Fianna Fáil are running three candidates in two other three-seaters but by dint of electoral changes and political reasons all six of their candidates in Cork North West and Donegal North East are sitting TDs.
Mr Mara said Fianna Fáil’s strategy in recent elections has been to minimise the number of candidates to maximise the number of seats.
“There used to be a thing in Irish politics where there was a candidate in every half parish. It doesn’t work. If Charlie Haughey had used the same strategy as Fianna Fáil has used since 1997 he would never have lost an election,” said Mr Mara.
The sitting Fianna Fáil TD, Mr O’Donovan, welcomed the move but said the healing of wounds was coming very late in the day.
“The decision by HQ should have been done a year earlier. It’s very late in the day, though I’m still very optimistic that Alan Coleman will still play with the Fianna Fáil jersey,” he said.

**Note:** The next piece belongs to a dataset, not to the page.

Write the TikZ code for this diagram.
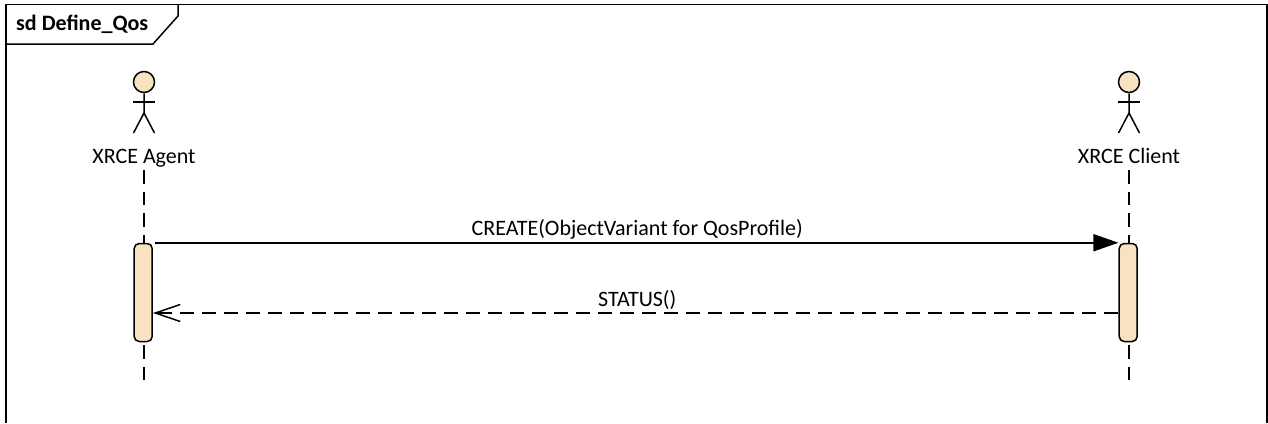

However, many local activists believe that Fianna Fáil tarried so much choosing its candidates the party is in danger of losing its second seat to PJ Sheehan of Fine Gael.
THE rows stem from a decision at the 2003 FF Árd Fheis in late 2003 that gave the right of ultimate decision on candidate selection to a all-powerful constituency committee headed by Brian Cowen.
Donegal North East: Jim McDaid ‘unretired’ himself in protest at Niall Blaney joining the party. Crisis eventually rResolved when three candidates declared.
Galway West: Convention chaos over running three or four candidates.
Mayo: After Beverly Flynn’s expulsion, convention selected three candidates.
Cork North West: Sitting FF TDs Donal Moynihan, Michael Moynihan and Batt O’Keeffe will slug it out for only two seats.
Dublin North East: Senator Liam Fitzgerald resigned the party whip this week over HQ’s decision not to hold a convention.